Waving To and Fro

Sukkot is almost over. One more day. Tonight is Hoshana Raba and tomorrow morning we face a long prayer, circling the bimah seven times whilst holding and waving the lulav in all directions.

Every year on Sukkot I am struck with the same odd feeling. It’s one of the most beautiful festivals, one on which we are commanded to be happy. After the stressful 10 days of the beginning of the year, culminating in Yom Kipppur, a happy holiday is just what we need. And yet, every morning of Sukkot and particularly on Hoshana Rabba, I watch myself and my fellow congregants waving the lulav to and fro, in all four directions of the earth, and I can’t help but think to myself (not out loud of course, God forbid): “what the heck is going on here?!”.
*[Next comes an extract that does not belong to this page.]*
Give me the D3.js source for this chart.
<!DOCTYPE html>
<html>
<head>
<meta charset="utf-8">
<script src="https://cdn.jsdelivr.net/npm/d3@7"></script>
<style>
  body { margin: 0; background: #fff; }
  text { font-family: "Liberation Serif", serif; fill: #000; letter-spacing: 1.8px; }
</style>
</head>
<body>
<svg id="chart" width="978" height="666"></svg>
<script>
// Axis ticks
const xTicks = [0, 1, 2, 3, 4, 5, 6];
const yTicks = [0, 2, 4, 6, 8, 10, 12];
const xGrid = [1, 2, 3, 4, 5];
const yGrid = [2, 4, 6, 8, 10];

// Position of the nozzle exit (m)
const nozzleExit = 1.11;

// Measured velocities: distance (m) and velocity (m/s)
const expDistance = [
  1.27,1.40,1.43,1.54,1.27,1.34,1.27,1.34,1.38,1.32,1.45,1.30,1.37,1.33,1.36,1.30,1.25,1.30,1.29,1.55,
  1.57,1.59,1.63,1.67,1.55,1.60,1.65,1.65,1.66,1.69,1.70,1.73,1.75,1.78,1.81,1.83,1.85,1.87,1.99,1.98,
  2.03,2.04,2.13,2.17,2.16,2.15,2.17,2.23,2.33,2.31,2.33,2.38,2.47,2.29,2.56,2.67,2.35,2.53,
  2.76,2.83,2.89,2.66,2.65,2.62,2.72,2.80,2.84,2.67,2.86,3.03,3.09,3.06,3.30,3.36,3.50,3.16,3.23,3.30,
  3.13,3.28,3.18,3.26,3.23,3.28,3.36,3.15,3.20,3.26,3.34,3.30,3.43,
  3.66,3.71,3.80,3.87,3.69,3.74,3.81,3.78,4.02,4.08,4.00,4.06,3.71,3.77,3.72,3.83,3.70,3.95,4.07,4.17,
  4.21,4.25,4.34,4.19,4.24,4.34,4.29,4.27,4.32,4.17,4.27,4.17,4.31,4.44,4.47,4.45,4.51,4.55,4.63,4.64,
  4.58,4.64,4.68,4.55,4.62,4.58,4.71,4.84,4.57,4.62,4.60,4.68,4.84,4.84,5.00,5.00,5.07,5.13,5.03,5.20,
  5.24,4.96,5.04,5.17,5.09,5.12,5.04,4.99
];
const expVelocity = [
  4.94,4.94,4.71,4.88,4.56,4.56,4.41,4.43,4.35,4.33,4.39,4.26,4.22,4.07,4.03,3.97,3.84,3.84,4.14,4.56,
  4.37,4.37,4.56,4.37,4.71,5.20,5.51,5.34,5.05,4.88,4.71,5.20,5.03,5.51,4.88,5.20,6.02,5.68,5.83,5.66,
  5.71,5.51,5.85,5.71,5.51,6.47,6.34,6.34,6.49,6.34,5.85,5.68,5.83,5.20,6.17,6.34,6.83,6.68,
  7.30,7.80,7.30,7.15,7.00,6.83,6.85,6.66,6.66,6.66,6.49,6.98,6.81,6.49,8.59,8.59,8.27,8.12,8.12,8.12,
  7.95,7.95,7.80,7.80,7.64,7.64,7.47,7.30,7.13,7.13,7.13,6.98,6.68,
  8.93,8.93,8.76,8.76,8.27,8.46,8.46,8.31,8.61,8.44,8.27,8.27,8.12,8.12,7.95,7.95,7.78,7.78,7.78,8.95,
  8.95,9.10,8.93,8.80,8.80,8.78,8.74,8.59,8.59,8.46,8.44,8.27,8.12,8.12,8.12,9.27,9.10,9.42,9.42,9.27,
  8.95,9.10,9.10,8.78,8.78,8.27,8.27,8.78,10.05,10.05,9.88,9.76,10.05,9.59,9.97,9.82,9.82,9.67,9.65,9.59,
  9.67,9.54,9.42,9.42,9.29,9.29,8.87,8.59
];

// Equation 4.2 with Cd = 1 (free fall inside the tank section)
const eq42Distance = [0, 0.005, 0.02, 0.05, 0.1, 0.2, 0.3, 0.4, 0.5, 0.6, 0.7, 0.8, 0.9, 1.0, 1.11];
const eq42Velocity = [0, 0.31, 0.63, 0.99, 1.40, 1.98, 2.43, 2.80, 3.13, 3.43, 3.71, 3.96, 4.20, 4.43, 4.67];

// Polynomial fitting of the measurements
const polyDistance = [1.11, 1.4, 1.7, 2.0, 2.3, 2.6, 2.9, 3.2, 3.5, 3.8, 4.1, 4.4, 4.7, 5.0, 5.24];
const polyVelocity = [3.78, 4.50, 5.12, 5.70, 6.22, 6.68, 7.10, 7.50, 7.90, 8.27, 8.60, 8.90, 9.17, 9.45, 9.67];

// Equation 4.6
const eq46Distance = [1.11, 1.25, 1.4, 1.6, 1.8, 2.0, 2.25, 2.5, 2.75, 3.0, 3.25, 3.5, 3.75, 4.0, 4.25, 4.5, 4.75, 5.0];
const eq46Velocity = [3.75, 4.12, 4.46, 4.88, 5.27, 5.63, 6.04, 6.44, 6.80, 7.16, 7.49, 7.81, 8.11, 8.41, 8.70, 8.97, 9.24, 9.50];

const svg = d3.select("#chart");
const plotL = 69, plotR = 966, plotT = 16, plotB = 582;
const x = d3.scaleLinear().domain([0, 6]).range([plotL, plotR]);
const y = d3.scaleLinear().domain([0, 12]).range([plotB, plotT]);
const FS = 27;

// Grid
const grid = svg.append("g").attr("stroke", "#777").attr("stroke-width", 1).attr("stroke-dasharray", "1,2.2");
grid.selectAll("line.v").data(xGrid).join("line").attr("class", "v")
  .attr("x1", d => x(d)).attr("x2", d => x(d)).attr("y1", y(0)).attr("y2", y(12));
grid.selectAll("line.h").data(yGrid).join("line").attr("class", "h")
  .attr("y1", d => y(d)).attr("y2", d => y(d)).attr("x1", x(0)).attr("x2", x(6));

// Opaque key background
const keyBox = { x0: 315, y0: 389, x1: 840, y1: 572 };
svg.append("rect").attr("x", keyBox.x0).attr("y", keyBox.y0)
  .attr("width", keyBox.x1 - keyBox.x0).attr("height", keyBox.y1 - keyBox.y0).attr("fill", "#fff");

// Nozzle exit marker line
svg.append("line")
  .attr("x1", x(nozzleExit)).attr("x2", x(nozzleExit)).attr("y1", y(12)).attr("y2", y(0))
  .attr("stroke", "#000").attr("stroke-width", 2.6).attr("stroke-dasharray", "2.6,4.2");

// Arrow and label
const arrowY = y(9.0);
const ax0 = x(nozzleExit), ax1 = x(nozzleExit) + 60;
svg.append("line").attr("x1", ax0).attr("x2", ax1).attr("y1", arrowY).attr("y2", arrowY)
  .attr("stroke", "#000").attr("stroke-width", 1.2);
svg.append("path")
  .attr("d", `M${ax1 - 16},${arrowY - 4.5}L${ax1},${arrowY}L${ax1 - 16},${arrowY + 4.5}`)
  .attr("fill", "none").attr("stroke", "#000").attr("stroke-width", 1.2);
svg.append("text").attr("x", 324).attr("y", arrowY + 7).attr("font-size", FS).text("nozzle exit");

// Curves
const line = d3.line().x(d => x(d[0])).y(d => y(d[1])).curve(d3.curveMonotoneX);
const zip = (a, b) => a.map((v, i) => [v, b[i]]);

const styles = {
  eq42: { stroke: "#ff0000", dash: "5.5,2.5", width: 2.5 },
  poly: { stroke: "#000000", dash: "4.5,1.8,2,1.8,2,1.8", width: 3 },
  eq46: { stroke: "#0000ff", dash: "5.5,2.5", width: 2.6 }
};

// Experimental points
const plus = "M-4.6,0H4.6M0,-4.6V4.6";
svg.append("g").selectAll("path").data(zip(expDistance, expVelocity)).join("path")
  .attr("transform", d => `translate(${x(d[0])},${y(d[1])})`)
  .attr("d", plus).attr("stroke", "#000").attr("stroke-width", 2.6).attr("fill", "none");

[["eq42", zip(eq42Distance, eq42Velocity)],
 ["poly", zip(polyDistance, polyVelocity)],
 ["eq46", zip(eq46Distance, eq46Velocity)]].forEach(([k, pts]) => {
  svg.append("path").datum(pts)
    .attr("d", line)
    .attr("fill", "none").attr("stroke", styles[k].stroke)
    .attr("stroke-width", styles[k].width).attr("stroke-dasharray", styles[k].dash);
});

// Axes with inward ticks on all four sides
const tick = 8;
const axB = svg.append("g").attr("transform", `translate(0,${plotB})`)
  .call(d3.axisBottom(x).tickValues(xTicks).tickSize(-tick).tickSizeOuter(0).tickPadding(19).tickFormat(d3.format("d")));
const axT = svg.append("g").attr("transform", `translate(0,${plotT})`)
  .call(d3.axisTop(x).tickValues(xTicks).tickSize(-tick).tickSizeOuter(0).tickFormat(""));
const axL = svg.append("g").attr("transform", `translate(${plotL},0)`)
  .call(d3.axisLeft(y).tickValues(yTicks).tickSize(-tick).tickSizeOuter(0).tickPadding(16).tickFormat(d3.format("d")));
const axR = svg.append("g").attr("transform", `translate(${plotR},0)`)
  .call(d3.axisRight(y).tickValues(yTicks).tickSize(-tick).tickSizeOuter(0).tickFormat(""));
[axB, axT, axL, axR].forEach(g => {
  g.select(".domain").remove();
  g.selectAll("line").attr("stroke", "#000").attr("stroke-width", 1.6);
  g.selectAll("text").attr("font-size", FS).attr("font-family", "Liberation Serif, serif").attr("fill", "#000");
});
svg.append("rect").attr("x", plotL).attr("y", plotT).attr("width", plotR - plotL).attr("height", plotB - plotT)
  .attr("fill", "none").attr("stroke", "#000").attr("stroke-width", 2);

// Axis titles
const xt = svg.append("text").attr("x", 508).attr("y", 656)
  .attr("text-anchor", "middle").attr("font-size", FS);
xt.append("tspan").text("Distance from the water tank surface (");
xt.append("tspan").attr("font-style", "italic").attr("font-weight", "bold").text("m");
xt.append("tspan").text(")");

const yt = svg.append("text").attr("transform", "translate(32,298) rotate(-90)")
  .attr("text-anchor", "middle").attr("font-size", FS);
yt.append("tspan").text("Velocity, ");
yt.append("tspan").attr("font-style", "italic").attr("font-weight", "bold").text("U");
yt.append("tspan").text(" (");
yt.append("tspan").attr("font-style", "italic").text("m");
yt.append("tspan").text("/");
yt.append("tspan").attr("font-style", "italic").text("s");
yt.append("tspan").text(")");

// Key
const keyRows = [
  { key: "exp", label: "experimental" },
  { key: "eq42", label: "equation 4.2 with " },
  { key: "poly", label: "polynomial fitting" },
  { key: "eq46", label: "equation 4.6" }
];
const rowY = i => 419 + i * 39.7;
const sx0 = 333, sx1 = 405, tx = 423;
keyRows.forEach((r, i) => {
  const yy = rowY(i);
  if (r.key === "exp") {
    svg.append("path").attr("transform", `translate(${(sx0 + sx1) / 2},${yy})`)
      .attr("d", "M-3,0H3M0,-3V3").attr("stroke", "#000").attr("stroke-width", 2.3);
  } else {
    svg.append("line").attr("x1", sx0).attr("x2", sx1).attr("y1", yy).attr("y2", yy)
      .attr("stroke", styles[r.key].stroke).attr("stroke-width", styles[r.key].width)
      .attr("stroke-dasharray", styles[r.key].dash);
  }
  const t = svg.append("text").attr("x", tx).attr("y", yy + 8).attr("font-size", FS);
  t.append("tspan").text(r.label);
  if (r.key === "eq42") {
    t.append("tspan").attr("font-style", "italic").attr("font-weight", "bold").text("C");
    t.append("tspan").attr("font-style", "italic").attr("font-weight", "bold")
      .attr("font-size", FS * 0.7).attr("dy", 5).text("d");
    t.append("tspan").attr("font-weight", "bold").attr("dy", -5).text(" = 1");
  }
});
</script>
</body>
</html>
Yes, I am aware of the different reasons given to this strange custom, from the Seffer HaChinuch who categorises this mitzvah with the ones given to us by God for bringing us closer to Him, through the symbolistic gesture that the whole world belongs to God, to the more kabbalistic explanations about warding off evil spirits. And still, it just doesn’t feel right. All this to and fro… All this circling around the synagogue…

To put it somewhat bluntly, there’s a somewhat paganistic feel to it all. Of course I’m not suggesting this is a pagan ritual, and obviously if it’s directed towards a proper cause – the worship of God – there’s nothing wrong with it. And yet…

Oh well, I guess I’ll just need to suppress my impure thoughts tomorrow morning, stifle my yawns (we start at 5am!) and go through the motions. Chag Sameach!